10 Fourteen Emperors
What went wrong with Gaius?
Tiberius took over seamlessly from Augustus but grew increasingly reclusive over the last decade of his life, spending most of his time in Capri. Gaius, the great-grandson of Julius Caesar was 24 when he became emperor in 37 BC. He had been taken on military trips as a young child and ended up with the nickname Caligula (little boots).
Gaius’ infamies are well known and after only four years on the throne, he was assassinated. But this time, his whole family were killed as well. The consul gave a stirring speech that no despot could now get away with ruining the city, and he said “what nurtured the tyranny was nothing more than our own inaction…. weakened by the pleasure of peace, we learned to live like slaves.”
Gaius’ fifty year old uncle, Claudius, was proclaimed emperor. The transition from Gaius to Claudius proved that the old Republic lived on only in a nostalgic form to be called up when it served a purpose.
Claudius, while not reviled like Caligula, had a cruel streak as well.
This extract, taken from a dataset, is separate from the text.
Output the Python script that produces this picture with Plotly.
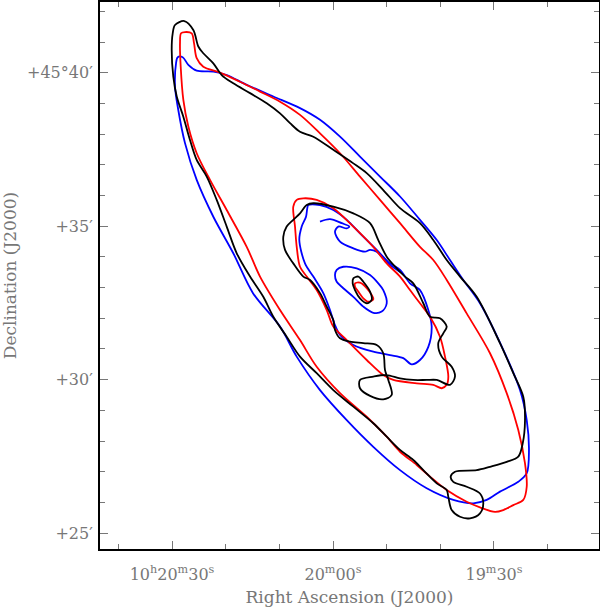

Good emperors and bad emperors
Most of the historians, both ancient and modern, of Rome consider the virtues and vices of the emperors. But there is evidence that those reviled were perhaps not as bad as the anecdotes would have us believe, and those we consider good, have had the ‘bad’ incidents downplayed.
There is good evidence that for most of the empire, the habits of the emperors mattered little to their daily life. There remained a remarkably stable structure of rule across the whole period. There were also a stable set of problems and tensions. The author will try to understand those to make sense of imperial rule, not the individual idiosyncrasies of the rulers.
Changes at the top
Some of the problems and tensions bequeathed by Augustus to the subsequent emperors was succession. The role of the Senate and the relationship between emperor and other elites remained contested.
Succession
Transmission of imperial power in Rome was usually by murder. Succession almost never happened without a victim and a struggle. Roman inheritance was not based on the oldest son. That made for rival claims in the case of great wealth or power. Primogeniture makes succession more stable, but it has the risk that the eldest may be unsuited for the job. The Roman system, however, meant every relative was a potential rival of the emperor, and it followed that the emperors themselves were particularly wary of especially their family members.
But men could also become emperors if they had enough backing from the army. The praetorians did influence who held power, and no one could hold it if he didn’t have the support of the army.
Adoption was another route to power. This method prevailed for most of the second century and became close to a meritocratic system. But despite the sentiment of adoption being meritocratic, it was still considered second-best. When Marcus Aurelius produced a son who became emperor, what the Romans got was Commodus- a generally recognized disaster. Rome never quite figured out succession.
Senators
How were senators supposed to operate under autocracy? Augustus attempted to change this body of legislators into something like an extended arm of his administration. But it left the institution under-defined. Interaction with Tiberius showed a servile senate that refused to act independently. This angered Tiberius, who said they were fit for slavery. But he didn’t recognize that the senate he said he wanted was incompatible with his own reign.
While emperors could be a terror to the senators, there seemed to be a second type of man who simply went along with the emperors in order to keep his own cushy life going. As time went on, there were also more and more senators from outside Rome. Perhaps these men were not so filled with nostalgia for some republican fantasy. They just got on with their job.
Oh, dear, I think I’m becoming a god…
One of the big questions was how the power of the emperor was to be defined and understood. The kings who followed Alexander the Great in the eastern Mediterranean, like the Roman generals, had been offered festivals on the model of religious festivals, and used epithets shared with gods (savior). This was a logical way of making sense of men who far transcended ordinary human power and of finding an existing category into which superhuman people might more or less fit.
Christianity taught us that this fluid boundary between the divine and the human was ridiculous. Of course, it was problematic for the pre-Christian Romans too and there were debates about just how godlike the ruler was. Of course, the ancient Romans weren’t stupid either and they understood that the emperor wasn’t on the same level as Jupiter, for example. They knew the difference between bonafide Olympians and their emperors.
While emperors were treated like gods at times, they were also seen to be under the protection of the gods, not their equal. When they died, however, they could be voted into divinity. But the process usually required something like catholic sainthood- an eyewitness to some phenomena that would certify deity. This of course could be corrupted and was the butt of jokes at times.